The Zibman and Hawk cases were cases under chapter 7 and the assets were bankruptcy estate property. The Frost case was a chapter 13 case and the Debtor sold his exempt homestead during the pendency of the chapter 13 proceeding. The instant case appears similar to Frost but for the post-sale conversion to chapter 7. In Frost, it was the chapter 13 trustee who sought turnover of sale proceeds as opposed to the post-conversion chapter 7 trustee in this case.
But, they are not similar in the very important respect that, in Frost, the sale occurred pre-confirmation and the debtor's chapter 13 plan also specifically provided that “[u]pon confirmation of the plan, all property of the estate shall not vest in the Debtor(s), but shall remain as property of the estate subject to the automatic stay of 11 U.S.C. § 362.” (W.D. Tex., Case No. 09–54674–rbk, docket # 54). Thus, in Frost, the property was bankruptcy estate property at the time of the sale and the proceeds remained property of the estate following confirmation. Here, the sale took place post-confirmation and the Debtor's plan, in accord with 11 U.S.C. § 1327(b), provided for post-confirmation vesting in the Debtor. The Debtor's homestead was not estate property at the time of the sale and the proceeds were not estate property at the time of their disposition.

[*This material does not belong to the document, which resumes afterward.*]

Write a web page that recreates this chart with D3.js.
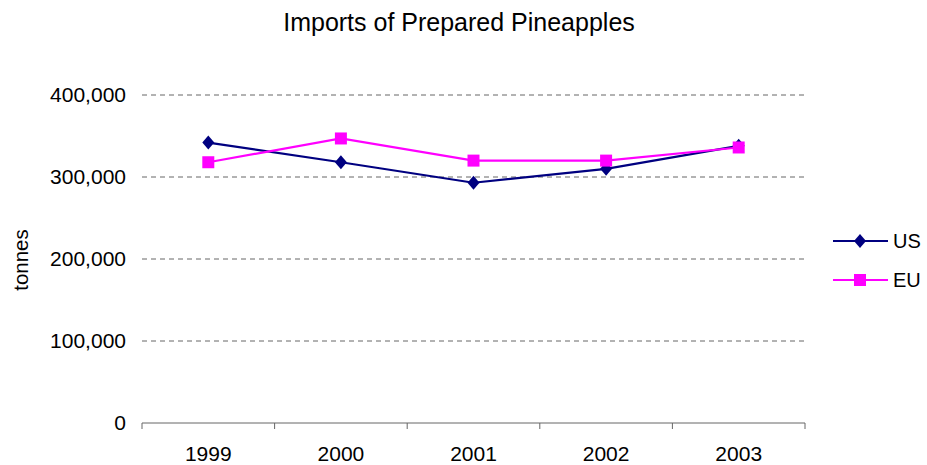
<!DOCTYPE html>
<html><head><meta charset="utf-8">
<script src="https://cdn.jsdelivr.net/npm/d3@7"></script>
<style>body{margin:0;background:#fff}svg{display:block;font-family:"Liberation Sans",Arial,sans-serif}</style>
</head><body><svg id="c" width="927" height="465"></svg>
<script>
const years = ["1999","2000","2001","2002","2003"];
const usValues = [342000, 318000, 293000, 310000, 338000];
const euValues = [318000, 347000, 320000, 320000, 336000];
const yTicks = [0, 100000, 200000, 300000, 400000];
const seriesNames = ["US","EU"];
const colors = ["#000080","#FF00FF"];

const svg = d3.select("#c");
const L = 142, R = 805, T = 95, B = 423;
const x = d3.scaleBand().domain(years).range([L, R]).padding(0);
const y = d3.scaleLinear().domain([0, 400000]).range([B, T]);
const fmt = d3.format(",");

// title
svg.append("text").attr("x", 459).attr("y", 31).attr("text-anchor","middle")
  .attr("font-size", 25).attr("fill","#000").text("Imports of Prepared Pineapples");

// gridlines
svg.append("g").selectAll("line").data(yTicks.filter(d=>d>0)).join("line")
  .attr("x1", L).attr("x2", R).attr("y1", d=>y(d)).attr("y2", d=>y(d))
  .attr("stroke","#666").attr("stroke-width",1).attr("stroke-dasharray","5,4");

// y labels
svg.append("g").selectAll("text").data(yTicks).join("text")
  .attr("x", 126).attr("y", d=>y(d)).attr("dy","0.35em").attr("text-anchor","end")
  .attr("font-size", 21).text(d=>fmt(d));

// y title
svg.append("text").attr("transform","translate(21,260) rotate(-90)").attr("text-anchor","middle")
  .attr("dy","0.35em").attr("font-size",20.5).text("tonnes");

// x axis
const xa = svg.append("g").attr("transform",`translate(0,${B})`)
  .call(d3.axisBottom(x).tickSize(0).tickPadding(23));
xa.select(".domain").attr("stroke","#666").attr("d",`M${L},0H${R}`);
xa.selectAll("text").attr("font-size",21).attr("font-family","Liberation Sans, Arial, sans-serif").attr("fill","#000");
const bounds = years.map(d=>x(d)).concat([R]);
svg.append("g").selectAll("line").data(bounds).join("line")
  .attr("x1",d=>d).attr("x2",d=>d).attr("y1",B).attr("y2",B+6).attr("stroke","#666");

const cx = d => x(d) + x.bandwidth()/2;
const data = [usValues, euValues];
const line = d3.line().x((d,i)=>cx(years[i])).y(d=>y(d));
const diamondPath = "M0,-7L6,0L0,7L-6,0Z";
const squarePath = "M-6,-6H6V6H-6Z";

data.forEach((vals, si) => {
  svg.append("path").datum(vals).attr("d", line).attr("fill","none")
    .attr("stroke", colors[si]).attr("stroke-width", 2.2);
});
data.forEach((vals, si) => {
  svg.append("g").selectAll("path").data(vals).join("path")
    .attr("transform",(d,i)=>`translate(${cx(years[i])},${y(d)})`)
    .attr("d", si===0 ? diamondPath : squarePath).attr("fill", colors[si]);
});

// legend
const leg = svg.append("g");
seriesNames.forEach((n, i) => {
  const ly = 241 + i*39;
  leg.append("line").attr("x1",833).attr("x2",888).attr("y1",ly).attr("y2",ly)
    .attr("stroke",colors[i]).attr("stroke-width",2.2);
  leg.append("path").attr("transform",`translate(860,${ly})`)
    .attr("d", i===0 ? diamondPath : squarePath).attr("fill",colors[i]);
  leg.append("text").attr("x",893).attr("y",ly).attr("dy","0.35em")
    .attr("font-size",20).text(n);
});
</script></body></html>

The Tenth Circuit case of U.S. v. Richman (In re Talbot), 124 F.3d 1201 (10th Cir.1997), precludes the application of principles relied on in the Zibman –Frost line of cases to the case at bar. Talbot held that the debtor's home, which was part of the pre-confirmation chapter 13 estate, was no longer property of the bankruptcy estate under Section 1327(b) after confirmation of the debtor's chapter 13 plan. Id. at 1205. Accordingly, Plaintiff's claim must fail because the home was not estate property at the time of the post-confirmation sale.
IV. CONCLUSION
Based on the foregoing reasoning, it is therefore
ORDERED that Plaintiff's Motion for Summary Judgment is DENIED; and it is further
ORDERED that Defendant's Motion to Dismiss is GRANTED; and it is further
ORDERED that Plaintiff's Objection to Debtor's Claimed Exemption is OVERRULED.